Avant tout, il faut construire une nouvelle direction révolutionnaire dans la classe ouvrière, sur la base des luttes du CIQI pour défendre la tradition révolutionnaire du marxisme.

Le CIQI fut fondé en 1953 pour défendre le trotskisme contre une tendance apparue au sein de la IVe Internationale, menée par Michel Pablo et Ernest Mandel, qui prétendait que la révolution était impossible à la fin de la IIe Guerre mondiale et que les staliniens pouvaient mener les luttes révolutionnaires. Malheureusement, la première section française du CIQI, l'Organisation communiste internationaliste de Pierre Lambert, a capitulé au pablisme. Elle a rompu avec le CIQI en 1971 pour rechercher des alliances avec la social-démocratie et le stalinisme.

Le Parti de l'égalité socialiste (PES), section française du CIQI fondé en 2016, s'oppose à la capitulation du PCF, de Besancenot et de Mélenchon aux invocations cyniques de Manouchian par Macron pour justifier sa politique fascisante. Besancenot le pabliste et Mélenchon l'ex-lambertiste ne représentent pas le trotskisme, mais l'anti-trotskisme petit-bourgeois. Ils interviennent dans la lutte des classes pour «étrangler la poule sans la faire crier».
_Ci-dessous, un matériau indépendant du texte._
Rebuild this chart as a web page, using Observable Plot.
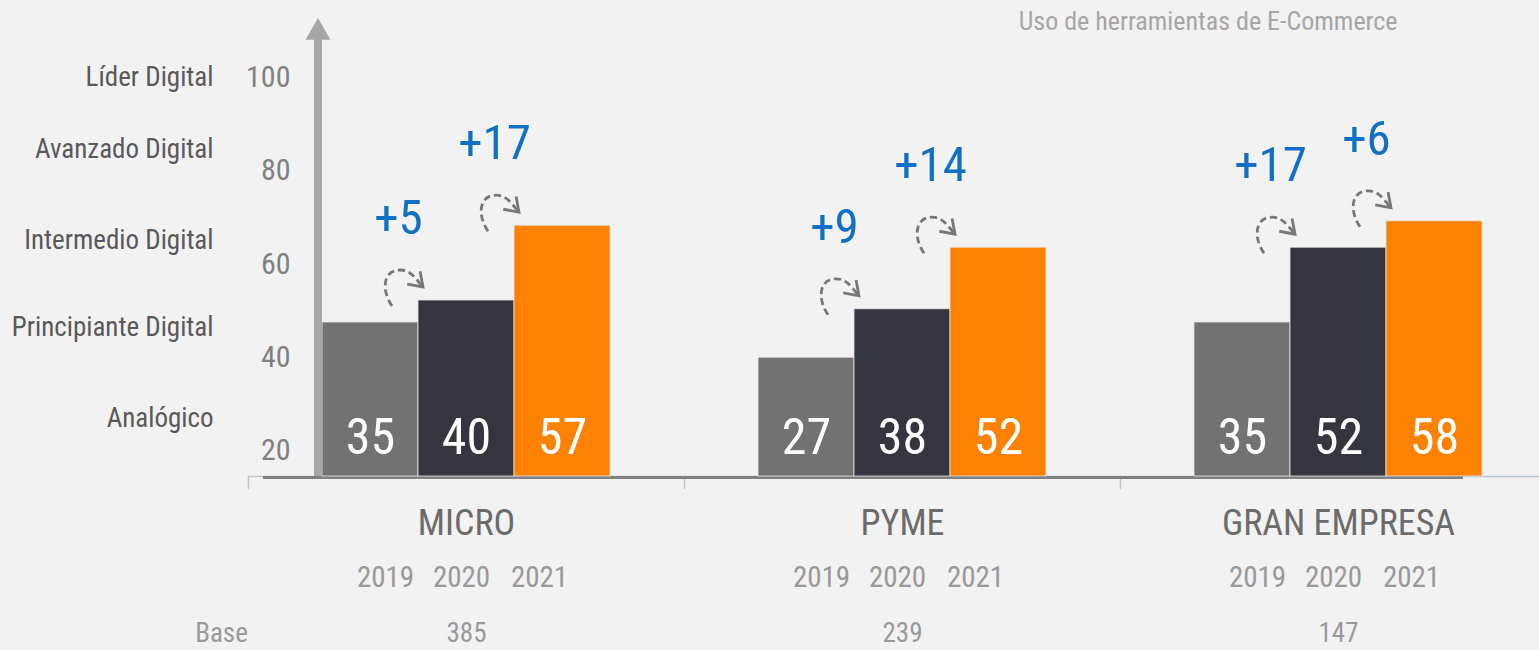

Mais la situation, comme l'a souligné le PES lors de la lutte pour les retraites l'année dernière, sur fond d'une vague de grèves de masse dans toute l'Europe, est objectivement révolutionnaire. La tâche devant les travailleurs et les jeunes animés d'un esprit révolutionnaire consiste à bâtir le CIQI comme l'avant-garde révolutionnaire de la classe ouvrière, contre la guerre, l'État policier et le capitalisme. Lutter pour le transfert du pouvoir à la classe ouvrière dans une révolution socialiste, et contre la capitulation et la collaboration avec Macron, est la seule célébration appropriée des Manouchian.